"ligar, ligar sempre"
Os ditados populares valem mais pela sua solidez sonora que pela sua veracidade intrínseca. Por isso, prefiro os que têm uma "aliteraçãozita", aos que apresentam a "soluçãozona".
Gosto mais do som do ditado "não se misturam alhos com bugalhos" que do conteúdo. Se o som deste ditado tem uma certa harmonia, já o seu conteúdo não só é misterioso como velhíssimo. Misterioso porque 90% das pessoas que o usam não sabe o que é um bugalho, e velho porque para compreender o mundo de hoje é essencial misturar as pequenas plantas bolbosas da família das liliáceas ( os alhos) com as pequenas excrescências que nascem em virtude de picadas de insectos nessa mesma família de plantas (os bugalhos).

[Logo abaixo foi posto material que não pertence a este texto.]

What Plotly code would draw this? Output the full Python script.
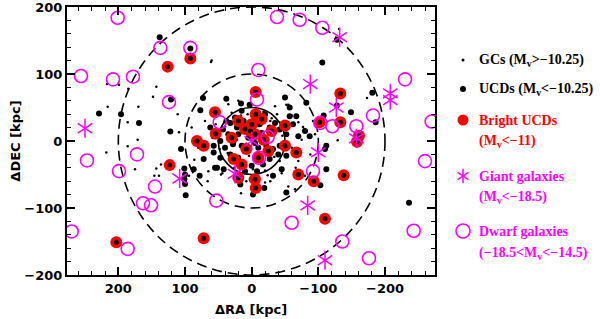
import plotly.graph_objects as go

# ---------------- data (kpc) ----------------
# Dwarf galaxies (-18.5 < Mv < -14.5)
dw_x = [201, 256, 208, 178, 137, 124, 92, 247, 199, 172, 145, 163, 151, 270, 186,
        -38, -72, -106, -10, -8, 48, -24, -11, 53, -60, -103, -121, -157, -182,
        -230, -270, -260, -92, -243, -136, -176]
dw_y = [184, 97, 92, 96, 139, 58, 139, -29, -45, -20, -68, -93, -96, -135, -161,
        185, 181, 169, 106, 62, 28, 6, -25, -89, -122, 27, 22, 22, 38,
        92, 29, -30, -45, -134, -150, -175]

# Giant galaxies (Mv < -18.5)
gi_x = [0, 250, 108, 25, -132, -88, -127, -208, -208, -157, -100, -84, -110]
gi_y = [0, 19, -56, -49, 155, 85, 50, 71, 61, 4, -17, -96, -178]

# Bright UCDs (Mv < -11)
bu_x = [126, 92, 123, 203, 82, 72, -6, 55, -6, -15, -50, 54, -18, -50, -67, 27, 15,
        20, -5, -6, -70, -93, -102, -133, -133, -161, -158, -138, -110, 72,
        0, 10, -30, -5, 8, -25, -10, 30, 20, 2]
bu_y = [111, 123, -36, -151, 0, -7, 73, 43, 40, 33, 23, 11, 2, -7, -17, -27, -35,
        -55, -57, -70, -50, -60, 28, 71, 28, 8, -1, -51, -116, -145,
        25, 18, 15, 10, -12, -15, -25, 5, 30, 15]

# UCDs (Mv < -10.25)
ucd_x = [138, 92, 229, 196, 169, 122, 121, 106, 101, 87, 100, 101, 100, 99, 73, 38,
         -50, 3, 77, -106, -181, -149, -108, -186, -110, -103, -236, -128, -128,
         -52, 78, -2, -19, 17, -32, -45, 55, 42, 10, 0, 72, 62, 57, -82, -112,
         -112, -57, 16,
         15, 32, 22, 43, 35, 20, 10, -12, -27, -35, -42, -52, -62, -70, -80, -87,
         -67, -57, 47, 57, 40, 27, 15, 7, -10, -22, -32, -42, -40, -52, -27, -17,
         0, 20, 32, 47, 57, 52, 5, -5, 12, -20, 25, -2, -8, 28, -15, 38]
ucd_y = [155, 138, 41, 40, 27, 14, 62, -12, -41, -42, -50, -57, -64, -81, 64, 63,
         65, 54, 46, 117, 72, 43, 38, 28, -12, -66, -92, 151, 53,
         -77, -52, -80, -70, -65, -52, -42, -40, -42, -45, -57, -27, 20, 7, 57, -42,
         -7, 50, 56,
         45, 27, 20, 17, 10, 10, 15, 25, 20, 27, 17, 10, 25, 7, 15, 7,
         37, 37, 0, -7, -10, 0, -7, -15, -10, -7, -12, -7, -20, -22, -27, -35,
         -37, -25, -20, -25, -17, -40, 5, -3, 30, 40, 35, 22, -45, -5, 12, 30]

# GCs (Mv > -10.25)
gc_x = [217, 199, 143, 148, 216, 170, 186, 111, 109, 61, 218, 186, 175, 143, 146,
        136, 139, 171, 185, 60, -173, -129, -131, 66, 46, 16, -20, -45, -24, -55,
        -65, -80, 86, 94, -52, -55, -60, -70, -77, -79, 16,
        30, 18, 6, -8, -18, -28, 40, 25, 12, -4, -14, -30, -38, 34, 22, 8, -6,
        -22, -46, 48, 36, 4, -12, -34, -48, 26, 14, -2, -20, 44, -60, -70, -88,
        -95, 70, 80, 65, -75, -92, 90, 35, -35, -66, 8, -8, 54, -42, 20, -28]
gc_y = [85, 84, 81, 66, 51, 51, 28, 40, 13, 118, -17, -8, -42, -41, -52,
        -35, -52, 2, 78, 120, 64, 1, 167, -60, -50, -78, -62, -48, -51, -68,
        -72, -52, -28, -52, 54, 54, 38, 28, 21, 18, 38,
        42, 36, 40, 34, 44, 30, 22, 26, 24, 20, 28, 34, 40, 6, 2, -4, -2,
        4, 8, -12, -18, -22, -20, -24, -4, -40, -32, -42, -44, -48, -10, -30, -20,
        10, 30, -10, -45, 2, 30, 20, 55, 52, -40, -60, -62, 25, -30, 60, -60]

tick_vals = [-200, -100, 0, 100, 200]
tick_text = ["\u2212200", "\u2212100", "0", "100", "200"]
circle_radii = [50, 100, 200]
circle_dash = ["solid", "10px,6px", "10px,6px"]

leg_labels = ["GCs (M<sub>v</sub>&gt;\u221210.25)",
              "UCDs (M<sub>v</sub>&lt;\u221210.25)",
              "Bright UCDs", "(M<sub>v</sub>&lt;\u221211)",
              "Giant galaxies", "(M<sub>v</sub>&lt;\u221218.5)",
              "Dwarf galaxies", "(\u221218.5&lt;M<sub>v</sub>&lt;\u221214.5)"]
leg_label_y = [60, 89, 120, 141, 176, 197, 231, 253]
leg_label_col = ["black", "black", "red", "red", "#ff00ff", "#ff00ff", "#ff00ff", "#ff00ff"]

MAG = "#ff00ff"
FONT = "DejaVu Sans"
SERIF = "Liberation Serif"

fig = go.Figure()

fig.add_trace(go.Scatter(x=gc_x, y=gc_y, mode="markers",
                         marker=dict(size=2.5, color="black"), hoverinfo="skip"))
fig.add_trace(go.Scatter(x=ucd_x, y=ucd_y, mode="markers",
                         marker=dict(size=6, color="black"), hoverinfo="skip"))
fig.add_trace(go.Scatter(x=bu_x, y=bu_y, mode="markers",
                         marker=dict(size=12, color="red"), hoverinfo="skip"))
fig.add_trace(go.Scatter(x=bu_x, y=bu_y, mode="markers",
                         marker=dict(size=5, color="black"), hoverinfo="skip"))
fig.add_trace(go.Scatter(x=dw_x, y=dw_y, mode="markers",
                         marker=dict(size=13, symbol="circle-open", color=MAG,
                                     line=dict(width=1.6, color=MAG)), hoverinfo="skip"))
for sym in ["y-up-open", "y-down-open"]:
    fig.add_trace(go.Scatter(x=gi_x, y=gi_y, mode="markers",
                             marker=dict(size=12, symbol=sym, color=MAG,
                                         line=dict(width=1.5, color=MAG)), hoverinfo="skip"))

for r, d in zip(circle_radii, circle_dash):
    fig.add_shape(type="circle", xref="x", yref="y", x0=-r, x1=r, y0=-r, y1=r,
                  line=dict(color="black", width=1.6, dash=d), layer="below")

# ---- legend (drawn on a helper axis scaled in window pixels) ----
leg_sym_x = [463, 463, 463, 463, 463, 463]
leg_sym_y = [60, 89, 120, 176, 176, 231]
fig.add_trace(go.Scatter(x=leg_sym_x[:1], y=leg_sym_y[:1], xaxis="x2", yaxis="y2", mode="markers",
                         marker=dict(size=3, color="black"), hoverinfo="skip"))
fig.add_trace(go.Scatter(x=leg_sym_x[1:2], y=leg_sym_y[1:2], xaxis="x2", yaxis="y2", mode="markers",
                         marker=dict(size=6, color="black"), hoverinfo="skip"))
fig.add_trace(go.Scatter(x=leg_sym_x[2:3], y=leg_sym_y[2:3], xaxis="x2", yaxis="y2", mode="markers",
                         marker=dict(size=11, color="red"), hoverinfo="skip"))
for sym in ["y-up-open", "y-down-open"]:
    fig.add_trace(go.Scatter(x=leg_sym_x[3:4], y=leg_sym_y[3:4], xaxis="x2", yaxis="y2", mode="markers",
                             marker=dict(size=9, symbol=sym, color=MAG,
                                         line=dict(width=1.5, color=MAG)), hoverinfo="skip"))
fig.add_trace(go.Scatter(x=leg_sym_x[5:], y=leg_sym_y[5:], xaxis="x2", yaxis="y2", mode="markers",
                         marker=dict(size=14, symbol="circle-open", color=MAG,
                                     line=dict(width=1.6, color=MAG)), hoverinfo="skip"))

for txt, yy, col in zip(leg_labels, leg_label_y, leg_label_col):
    fig.add_annotation(x=477, y=yy, xref="x2", yref="y2", text=txt, showarrow=False,
                       xanchor="left", yanchor="middle",
                       font=dict(family=SERIF, size=14, color=col, weight="bold"))

L, T, B = 67, 7, 44
FIG_W, FIG_H = 600, 319
W_PAPER = FIG_W - L
main_frac = (435 - L) / W_PAPER

axis_common = dict(showgrid=False, zeroline=False, showline=True, linecolor="black",
                   linewidth=2, mirror="allticks", ticks="inside", ticklen=8,
                   tickwidth=1.5, tickcolor="black", automargin=False,
                   ticklabeloverflow="allow",
                   tickfont=dict(family=FONT, size=13, color="black", weight="bold"),
                   minor=dict(ticks="inside", ticklen=4, dtick=20, tickwidth=1.2,
                              tickcolor="black", showgrid=False))

fig.update_layout(
    width=FIG_W, height=FIG_H,
    margin=dict(l=L, r=0, t=T, b=B),
    paper_bgcolor="white", plot_bgcolor="white",
    showlegend=False,
    xaxis=dict(range=[277, -275], domain=[0, main_frac], tickvals=tick_vals,
               ticktext=tick_text,
               title=dict(text="\u0394RA [kpc]", standoff=10,
                          font=dict(family=FONT, size=13, color="black", weight="bold")),
               **axis_common),
    yaxis=dict(range=[-200, 200], domain=[0, 1], tickvals=tick_vals, ticktext=tick_text,
               title=dict(text="\u0394DEC [kpc]", standoff=1,
                          font=dict(family=FONT, size=13, color="black", weight="bold")),
               **axis_common),
    xaxis2=dict(domain=[(440 - L) / W_PAPER, 1], range=[440, 600], visible=False,
                anchor="y2", fixedrange=True),
    yaxis2=dict(domain=[0, 1], range=[275, 7], visible=False, anchor="x2", fixedrange=True),
)

# remove the browser's default 8 px body margin so the figure sits at the window origin
fig.write_html("out.html", config={"displayModeBar": False},
               post_script="document.body.style.margin='0';document.body.style.overflow='hidden';")
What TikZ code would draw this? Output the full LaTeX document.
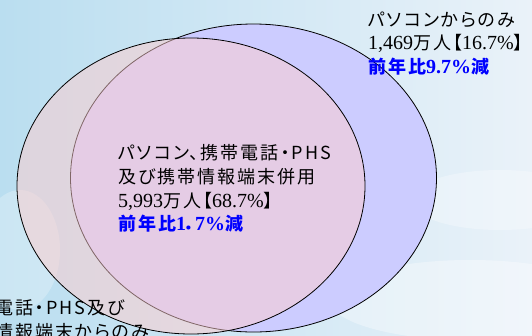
\documentclass[tikz,border=0pt]{standalone}
\usepackage{fontspec}
\setmainfont{Liberation Serif}
\newfontfamily\jpfont{Noto Sans CJK JP}[RawFeature=+palt, LetterSpace=11]
\definecolor{bgleft}{RGB}{186,222,240}
\definecolor{bgright}{RGB}{234,242,249}
\definecolor{pcfill}{RGB}{204,204,255}
\definecolor{phfill}{RGB}{255,204,204}
\definecolor{txtblue}{RGB}{0,0,255}
\newcommand\jt[1]{{\fontsize{18}{22}\selectfont\jpfont #1}}
\tikzset{
  lbl/.style={anchor=base west, inner sep=0pt, text=black, font=\fontsize{20}{24}\selectfont},
  bluelbl/.style={anchor=base west, inner sep=0pt, text=txtblue, font=\fontsize{20}{24}\selectfont\bfseries},
  setline/.style={draw=black, line width=0.8pt}
}
\begin{document}
\begin{tikzpicture}[x=1pt,y=-1pt]
\useasboundingbox (0,0) rectangle (532,335);
\clip (0,0) rectangle (532,335);
% background
\shade[left color=bgleft, right color=bgright] (0,0) rectangle (532,335);
\fill[white, opacity=0.35] (470,300) ellipse (140 and 40);
\fill[white, opacity=0.3] (500,200) ellipse (90 and 30);
\fill[white, opacity=0.25] (20,250) ellipse (40 and 60);
% sets
\fill[pcfill] (253.5,178) ellipse (183 and 154);
\draw[setline] (253.5,178) ellipse (183 and 154);
\fill[phfill, fill opacity=0.5] (191,186) ellipse (174 and 148);
\draw[setline] (191,186) ellipse (174 and 148);
% top right labels
\node[lbl] (pc1) at (368,26.5) {\jt{パソコンからのみ}};
\node[lbl] (pc2) at (368,49.5) {1,469\jt{万人【}16.7\%\jt{】}};
\node[bluelbl] (pc3) at (368,73) {\jt{\bfseries 前年比}9.7\%\jt{\bfseries 減}};
% centre labels
\node[lbl] (c1) at (118,159.5) {\jt{パソコン、携帯電話・PHS}};
\node[lbl] (c2) at (118,183.5) {\jt{及び携帯情報端末併用}};
\node[lbl] (c3) at (118,207.5) {5,993\jt{万人【}68.7\%\jt{】}};
\node[bluelbl] (c4) at (118,230.5) {\jt{\bfseries 前年比}1\jt{\bfseries ．}7\%\jt{\bfseries 減}};
% bottom left labels (cut by the frame)
\node[lbl] (m1) at (-5,314.5) {\jt{電話・PHS及び}};
\node[lbl] (m2) at (-5,338.5) {\jt{情報端末からのみ}};
\end{tikzpicture}
\end{document}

Hoje é necessário misturar o conselho de administração da Halliburton com os soldados Americanos no Iraque; é necessário misturar as concelhias do PS e do PSD com as comissões de coordenação; é necessário misturar os assessores dos ministros com os nomes da sua parentela mais próxima.
Hoje, para se conhecer um alho é necessário liga-lo ao bugalho. E é por isto que o ditado é velho: porque não serve para compreender o mundo. Mais: quando alguém impõe que se não misturem os alhos com os bugalhos está, deliberadamente ou por ignorância indesculpável, a impedir que se compreenda o mundo. Numa palavra, está a defender o mundo de ontem: uma realidade em que os fenómenos eram analisados isoladamente.
Hoje, para pensar é necessário misturar. "Ligar, ligar sempre" como escreveu Goethe. Isolar é errar. O especialista é um solipsista e um solipsista é um ignorante acabrunhado, enfezado e de abanos colados aos chavelhos, temendo aterrorizado pelo seu abafador (berlinde grande).